By the 1905-1906 winter season, Elizabeth Winsor had resumed living at 302 Berkeley. She continued to live there until her death in March of 1912.
The Winsors had no children and James Jackson had died in April of 1900. 302 Berkeley was inherited by his three children: Madeline (Jackson) Lee, wife of George Cabot Lee, James Jackson, Jr., and Rebecca Borland (Jackson) Hallowell, wife of Robert Haydock Hallowell.
On July 23, 1912, 302 Berkeley was acquired from them by Marian (Lawrence) Peabody, the wife of investment banker Harold Peabody. They previously had lived in Milton. They also maintained a home in Bar Harbor, Maine.
During the 1925-1926 winter season, the Peabodys were traveling abroad and 302 Berkeley was the home of Arthur Cecil Butler and his wife, Cicely (Hyland) Butler. He was an importer of textile machinery. They had previously had lived at 441 Beacon. They had moved from 302 Berkeley by the 1926-1927 season, and by the next season were living at 251 Beacon.

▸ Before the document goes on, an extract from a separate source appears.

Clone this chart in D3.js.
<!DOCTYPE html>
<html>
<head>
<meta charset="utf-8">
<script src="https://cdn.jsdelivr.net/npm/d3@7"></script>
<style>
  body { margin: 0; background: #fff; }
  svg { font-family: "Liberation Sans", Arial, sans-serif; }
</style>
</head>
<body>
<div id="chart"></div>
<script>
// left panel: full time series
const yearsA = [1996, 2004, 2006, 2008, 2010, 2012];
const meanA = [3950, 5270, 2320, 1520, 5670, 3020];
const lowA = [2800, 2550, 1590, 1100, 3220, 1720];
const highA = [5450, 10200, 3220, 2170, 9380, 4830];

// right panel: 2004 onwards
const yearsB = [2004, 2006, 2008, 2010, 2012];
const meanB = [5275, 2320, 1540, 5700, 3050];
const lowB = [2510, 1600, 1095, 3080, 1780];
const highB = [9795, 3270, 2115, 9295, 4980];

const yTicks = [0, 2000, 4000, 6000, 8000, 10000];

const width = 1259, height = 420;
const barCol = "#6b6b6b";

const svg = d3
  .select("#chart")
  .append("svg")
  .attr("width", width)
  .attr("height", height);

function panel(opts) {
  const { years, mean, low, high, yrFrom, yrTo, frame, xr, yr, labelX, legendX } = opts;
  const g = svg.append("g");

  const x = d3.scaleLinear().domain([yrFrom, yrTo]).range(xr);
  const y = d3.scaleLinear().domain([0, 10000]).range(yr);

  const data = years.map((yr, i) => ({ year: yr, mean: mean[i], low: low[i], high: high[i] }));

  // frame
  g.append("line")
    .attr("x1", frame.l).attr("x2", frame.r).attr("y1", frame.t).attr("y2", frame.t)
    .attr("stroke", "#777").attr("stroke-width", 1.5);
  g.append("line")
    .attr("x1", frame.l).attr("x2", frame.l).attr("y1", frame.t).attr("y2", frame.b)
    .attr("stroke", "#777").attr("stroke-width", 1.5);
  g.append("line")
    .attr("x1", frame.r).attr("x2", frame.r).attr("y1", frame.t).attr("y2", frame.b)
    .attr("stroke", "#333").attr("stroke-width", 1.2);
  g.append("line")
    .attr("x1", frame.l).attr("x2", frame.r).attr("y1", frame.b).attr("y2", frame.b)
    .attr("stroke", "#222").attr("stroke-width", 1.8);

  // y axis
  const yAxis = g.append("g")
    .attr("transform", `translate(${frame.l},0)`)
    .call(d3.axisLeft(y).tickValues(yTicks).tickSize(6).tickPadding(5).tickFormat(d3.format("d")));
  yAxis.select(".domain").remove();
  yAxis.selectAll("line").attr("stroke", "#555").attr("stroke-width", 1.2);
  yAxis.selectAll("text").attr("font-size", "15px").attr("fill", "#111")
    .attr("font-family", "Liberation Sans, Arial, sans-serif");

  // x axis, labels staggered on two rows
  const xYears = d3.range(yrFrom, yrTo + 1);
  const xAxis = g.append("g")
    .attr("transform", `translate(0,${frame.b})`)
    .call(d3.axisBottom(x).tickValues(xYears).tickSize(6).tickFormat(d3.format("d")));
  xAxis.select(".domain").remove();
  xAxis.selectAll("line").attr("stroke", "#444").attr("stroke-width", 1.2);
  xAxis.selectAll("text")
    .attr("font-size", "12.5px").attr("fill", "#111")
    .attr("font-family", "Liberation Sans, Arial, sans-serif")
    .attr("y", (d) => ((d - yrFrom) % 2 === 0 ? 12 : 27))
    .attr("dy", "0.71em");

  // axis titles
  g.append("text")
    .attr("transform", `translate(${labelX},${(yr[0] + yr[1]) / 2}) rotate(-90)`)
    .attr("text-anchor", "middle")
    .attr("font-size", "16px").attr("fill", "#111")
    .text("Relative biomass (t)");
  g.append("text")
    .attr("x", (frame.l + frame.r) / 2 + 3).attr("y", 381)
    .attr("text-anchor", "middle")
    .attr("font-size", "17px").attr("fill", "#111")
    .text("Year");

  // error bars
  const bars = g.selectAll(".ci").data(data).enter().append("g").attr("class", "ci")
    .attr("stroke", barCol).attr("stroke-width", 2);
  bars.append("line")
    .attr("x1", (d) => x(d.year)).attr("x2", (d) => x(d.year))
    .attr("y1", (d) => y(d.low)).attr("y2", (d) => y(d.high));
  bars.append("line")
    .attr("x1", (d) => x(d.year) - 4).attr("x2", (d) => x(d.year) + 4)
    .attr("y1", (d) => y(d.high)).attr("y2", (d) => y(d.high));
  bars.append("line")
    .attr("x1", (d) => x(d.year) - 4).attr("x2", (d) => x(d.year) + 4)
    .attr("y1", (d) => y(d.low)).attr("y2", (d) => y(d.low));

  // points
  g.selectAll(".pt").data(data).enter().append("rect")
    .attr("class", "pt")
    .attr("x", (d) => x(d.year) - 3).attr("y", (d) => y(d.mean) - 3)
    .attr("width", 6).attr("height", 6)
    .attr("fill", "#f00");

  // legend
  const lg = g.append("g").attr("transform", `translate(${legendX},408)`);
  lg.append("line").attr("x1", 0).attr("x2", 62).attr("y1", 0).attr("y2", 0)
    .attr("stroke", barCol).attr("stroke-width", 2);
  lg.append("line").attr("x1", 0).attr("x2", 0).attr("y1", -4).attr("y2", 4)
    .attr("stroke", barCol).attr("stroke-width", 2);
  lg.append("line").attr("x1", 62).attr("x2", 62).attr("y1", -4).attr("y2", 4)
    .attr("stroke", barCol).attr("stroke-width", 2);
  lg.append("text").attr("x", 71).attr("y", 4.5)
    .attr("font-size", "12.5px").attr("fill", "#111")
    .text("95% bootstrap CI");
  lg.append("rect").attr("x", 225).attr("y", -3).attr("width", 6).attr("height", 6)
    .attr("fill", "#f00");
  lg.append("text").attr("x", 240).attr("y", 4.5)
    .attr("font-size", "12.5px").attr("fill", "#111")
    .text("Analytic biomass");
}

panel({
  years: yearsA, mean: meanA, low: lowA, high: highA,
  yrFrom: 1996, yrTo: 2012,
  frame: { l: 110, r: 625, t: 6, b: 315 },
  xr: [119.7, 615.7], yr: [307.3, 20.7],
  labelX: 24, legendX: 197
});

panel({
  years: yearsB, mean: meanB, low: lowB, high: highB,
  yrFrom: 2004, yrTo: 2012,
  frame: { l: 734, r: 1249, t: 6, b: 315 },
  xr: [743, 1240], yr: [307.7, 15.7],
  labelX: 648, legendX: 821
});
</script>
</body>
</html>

Harold Peabody died in September of 1961. Marian Peabody continued to live at 302 Berkeley until about 1970, when she moved to Milton.

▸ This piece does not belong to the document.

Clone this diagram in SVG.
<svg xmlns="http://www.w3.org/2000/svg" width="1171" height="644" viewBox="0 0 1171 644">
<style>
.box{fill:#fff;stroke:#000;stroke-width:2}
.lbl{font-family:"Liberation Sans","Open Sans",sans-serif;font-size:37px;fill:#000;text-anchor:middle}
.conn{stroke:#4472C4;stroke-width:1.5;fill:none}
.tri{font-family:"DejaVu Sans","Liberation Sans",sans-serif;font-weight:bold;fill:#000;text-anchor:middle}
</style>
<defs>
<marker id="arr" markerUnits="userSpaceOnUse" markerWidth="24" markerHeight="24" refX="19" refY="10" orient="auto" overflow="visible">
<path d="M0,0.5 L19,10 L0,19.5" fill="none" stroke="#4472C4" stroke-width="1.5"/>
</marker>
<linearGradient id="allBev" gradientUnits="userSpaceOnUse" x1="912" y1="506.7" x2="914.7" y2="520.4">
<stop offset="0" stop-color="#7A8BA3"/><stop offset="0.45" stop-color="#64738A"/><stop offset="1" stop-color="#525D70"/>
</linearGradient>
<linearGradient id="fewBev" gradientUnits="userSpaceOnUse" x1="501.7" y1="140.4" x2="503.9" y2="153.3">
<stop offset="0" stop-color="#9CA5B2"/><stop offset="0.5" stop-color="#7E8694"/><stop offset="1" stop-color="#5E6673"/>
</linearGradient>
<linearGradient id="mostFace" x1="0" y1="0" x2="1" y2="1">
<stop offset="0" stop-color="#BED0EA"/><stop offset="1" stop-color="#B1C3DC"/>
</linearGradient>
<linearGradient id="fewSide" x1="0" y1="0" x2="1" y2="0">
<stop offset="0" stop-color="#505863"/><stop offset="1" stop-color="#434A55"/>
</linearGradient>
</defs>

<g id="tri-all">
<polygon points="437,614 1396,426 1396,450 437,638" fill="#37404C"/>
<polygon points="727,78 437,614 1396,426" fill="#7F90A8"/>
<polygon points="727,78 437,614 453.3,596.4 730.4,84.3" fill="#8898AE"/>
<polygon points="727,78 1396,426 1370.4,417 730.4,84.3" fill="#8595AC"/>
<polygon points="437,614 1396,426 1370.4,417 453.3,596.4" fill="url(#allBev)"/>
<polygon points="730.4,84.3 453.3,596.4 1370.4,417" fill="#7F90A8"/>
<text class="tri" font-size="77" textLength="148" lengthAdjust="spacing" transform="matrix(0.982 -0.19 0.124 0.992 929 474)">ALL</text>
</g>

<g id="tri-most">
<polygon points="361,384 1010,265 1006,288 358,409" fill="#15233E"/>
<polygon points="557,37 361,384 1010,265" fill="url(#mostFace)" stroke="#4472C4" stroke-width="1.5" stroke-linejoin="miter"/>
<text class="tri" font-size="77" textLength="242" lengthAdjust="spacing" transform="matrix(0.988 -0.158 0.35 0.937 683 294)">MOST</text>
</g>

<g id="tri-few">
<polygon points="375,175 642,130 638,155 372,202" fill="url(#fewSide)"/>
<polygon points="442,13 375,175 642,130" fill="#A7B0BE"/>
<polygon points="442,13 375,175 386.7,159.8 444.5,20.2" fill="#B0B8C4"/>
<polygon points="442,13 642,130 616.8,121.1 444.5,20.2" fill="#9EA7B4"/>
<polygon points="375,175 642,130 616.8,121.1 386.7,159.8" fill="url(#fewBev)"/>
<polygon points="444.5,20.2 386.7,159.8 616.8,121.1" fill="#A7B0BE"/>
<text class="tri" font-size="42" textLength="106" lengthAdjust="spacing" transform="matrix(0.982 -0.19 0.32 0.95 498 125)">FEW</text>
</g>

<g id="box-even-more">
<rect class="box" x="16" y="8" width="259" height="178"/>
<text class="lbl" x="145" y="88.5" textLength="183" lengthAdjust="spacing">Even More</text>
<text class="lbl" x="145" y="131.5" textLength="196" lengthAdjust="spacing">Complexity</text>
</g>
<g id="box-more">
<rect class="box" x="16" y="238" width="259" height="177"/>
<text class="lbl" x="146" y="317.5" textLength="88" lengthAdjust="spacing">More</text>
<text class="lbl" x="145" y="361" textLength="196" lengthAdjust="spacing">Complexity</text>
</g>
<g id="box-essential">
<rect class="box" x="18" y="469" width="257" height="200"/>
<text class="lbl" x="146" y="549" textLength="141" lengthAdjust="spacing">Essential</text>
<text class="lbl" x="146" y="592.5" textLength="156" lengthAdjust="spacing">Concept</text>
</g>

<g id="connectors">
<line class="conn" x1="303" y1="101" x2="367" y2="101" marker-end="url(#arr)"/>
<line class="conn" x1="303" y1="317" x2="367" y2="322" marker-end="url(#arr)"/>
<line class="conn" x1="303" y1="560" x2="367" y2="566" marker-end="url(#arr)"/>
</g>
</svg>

On June 23, 1970, Marian Peabody donated 302 Berkeley to the Protestant Episcopal Diocese of Massachusetts (her father, William Lawrence, had been the Episcopal Bishop of Massachusetts from 1893 to 1926).
On October 26, 1973, 302 Berkeley was purchased from the Episcopal Diocese by Gary Prescott Hayes and his wife, Susan (Phillips) Hayes. Gary P. Hayes was an assistant to police commissioner Robert J. DiGrazia and served as a liaison between the police department and city hall. He resigned in 1976 and moved to Bethesda, Maryland, to become the first executive director of the Police Executive Research Forum.
On October 31, 1977, 302 Berkeley was purchased from the Shaws by John R. Famiglietti and his wife, Kathleen T. Famiglietti. On June 30, 1982, they transferred the property into her name, and on July 11, 1985, they transferred it back into their joint ownership.
302 Berkeley was assessed as a two-family dwelling in 2021.